The 30-year-old tenor saxophonist Anton Schwartz, who is living in the Bay Area, studied with Warne Marsh and Eddie Daniels. Marsh, an improvisational saxophonist best known for his work with Lenny Tristano, had a style that was all suggestion: He had a garbled tone and seemed to twist notes like licorice. Daniels, a well-known sideman and occasional leader since the 1960s, was a more straight-ahead player who decided to concentrate on the clarinet. Schwartz doesn’t sound like either of them. He’s a direct player whose phrases echo the sometimes impassive work of the late Dexter Gordon, an influence on Sonny Rollins and John Coltrane. Schwartz’s interested, he says, in “where life happens at that slower pace.” (In the notes that accompany When Music Calls, a friend calls Schwartz “Poketown.”) Among the eight Schwartz tunes on When Music Calls are the stomping “Too Much Pepper,” the playful “Tidepool,” and the nonchalantly strolling “Poketown.”

Schwartz is relaxed but not tedious or unemphatic. He plays Rollins’ familiar “Doxy” in a slightly amended version.

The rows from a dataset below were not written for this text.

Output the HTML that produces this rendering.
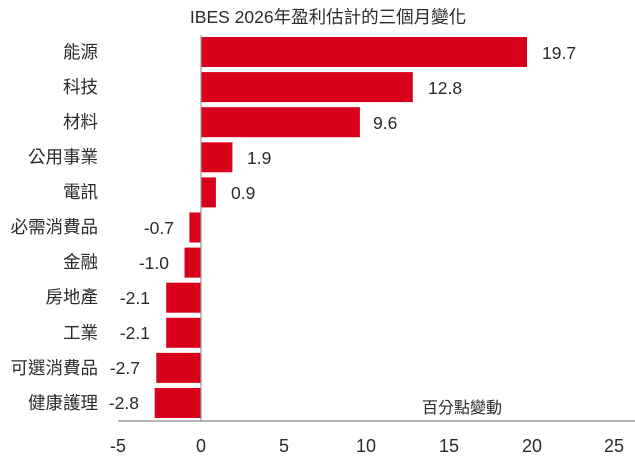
<!DOCTYPE html>
<html><head><meta charset="utf-8"><style>
html,body{margin:0;padding:0;background:#fff;}
svg{display:block;}
text{font-family:"Liberation Sans","Noto Sans CJK TC",sans-serif;fill:#2a2a2a;}
</style></head><body>
<svg width="635" height="460" viewBox="0 0 635 460">
<text x="328" y="23" font-size="17.5" text-anchor="middle">IBES 2026年盈利估計的三個月變化</text>
<g fill="#d9001b">
<rect x="201" y="37" width="326" height="30"/>
<rect x="201" y="72.1" width="211.8" height="30"/>
<rect x="201" y="107.2" width="158.9" height="30"/>
<rect x="201" y="142.3" width="31.4" height="30"/>
<rect x="201" y="177.4" width="14.9" height="30"/>
<rect x="189.4" y="212.5" width="11.6" height="30"/>
<rect x="184.5" y="247.6" width="16.5" height="30"/>
<rect x="166.2" y="282.7" width="34.8" height="30"/>
<rect x="166.2" y="317.8" width="34.8" height="30"/>
<rect x="156.3" y="352.9" width="44.7" height="30"/>
<rect x="154.7" y="388" width="46.3" height="30"/>
</g>
<line x1="201" y1="35" x2="201" y2="421" stroke="#999" stroke-width="1.2"/>
<line x1="118" y1="421" x2="635" y2="421" stroke="#888" stroke-width="1.2"/>
<g font-size="17.5" text-anchor="end">
<text x="98" y="58">能源</text>
<text x="98" y="93">科技</text>
<text x="98" y="128">材料</text>
<text x="98" y="163">公用事業</text>
<text x="98" y="198">電訊</text>
<text x="98" y="233">必需消費品</text>
<text x="98" y="268">金融</text>
<text x="98" y="303">房地產</text>
<text x="98" y="339">工業</text>
<text x="98" y="374">可選消費品</text>
<text x="98" y="409">健康護理</text>
</g>
<g font-size="17.5">
<text x="542" y="59">19.7</text>
<text x="428" y="94">12.8</text>
<text x="373" y="129">9.6</text>
<text x="247" y="164">1.9</text>
<text x="231" y="199">0.9</text>
</g>
<g font-size="17.5" text-anchor="end">
<text x="174" y="234">-0.7</text>
<text x="169" y="269">-1.0</text>
<text x="150" y="304">-2.1</text>
<text x="150" y="339">-2.1</text>
<text x="140" y="374">-2.7</text>
<text x="139" y="409">-2.8</text>
</g>
<text x="462" y="413" font-size="16" text-anchor="middle">百分點變動</text>
<g font-size="18" text-anchor="middle">
<text x="118" y="452">-5</text>
<text x="201" y="452">0</text>
<text x="284" y="452">5</text>
<text x="366" y="452">10</text>
<text x="449" y="452">15</text>
<text x="532" y="452">20</text>
<text x="614" y="452">25</text>
</g>
</svg>
</body></html>
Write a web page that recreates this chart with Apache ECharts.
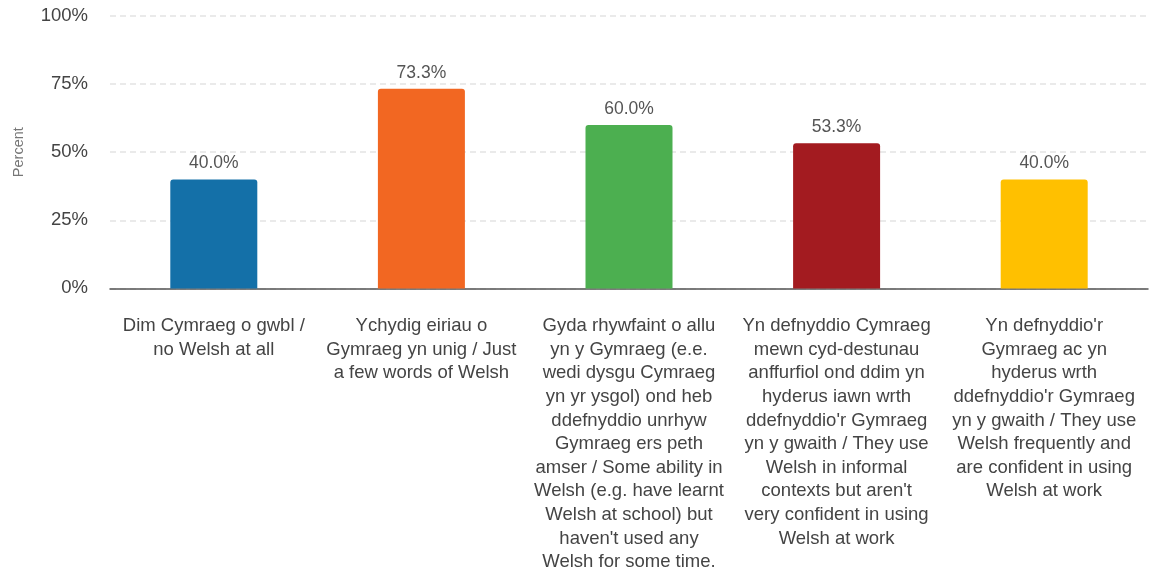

He states the melody, then solos around it intelligently, offering a stuttering downward series of notes at one point, and ending with a rhythmic phrase that directly sets up the consistently excellent pianist Paul Nagel, whose bluesy choruses are one of the highlights of the disc. Schwartz eases his way through the melody of the bossa nova “Dénouement.” He’s not a saxophonist in a hurry -- there’s no reason for him to be. When he re-enters, Schwartz takes a solo that moves away from the melody in a series of lyrical phrases played in a robust but unaggressive tone. He means to sustain the mood of his composition.

Schwartz sounds poised. He takes on the ballad “Where or When,” which has been played ravishingly by tenor saxophonist Ben Webster, among other giants. Schwartz’s arrangement has Nagel and bassist John Shifflett repeating a thumping two-note phrase that punctuates the A-section of the piece, and he adds a conga to the mix. The result is a fresh setting of a venerable ballad. The record has a center. Schwartz has written his own ballad, “Through the Years”: It’s a serene piece with a carefully etched, memorable tune. Still young by any standards, except those of the youth-oriented jazz world, the saxophonist is on his second career -- previously he was getting a Ph.D. at Stanford, studying artificial intelligence. As his disc suggests, music called and he has placed academics on hold. He’s still young, but more intelligent than most, and more concerned with the shape and mood of his varied pieces and solos. The gently roving solo on “Through the Years,” and the control over the instrument and the presentation that that solo displays, tells us that Schwartz is ready.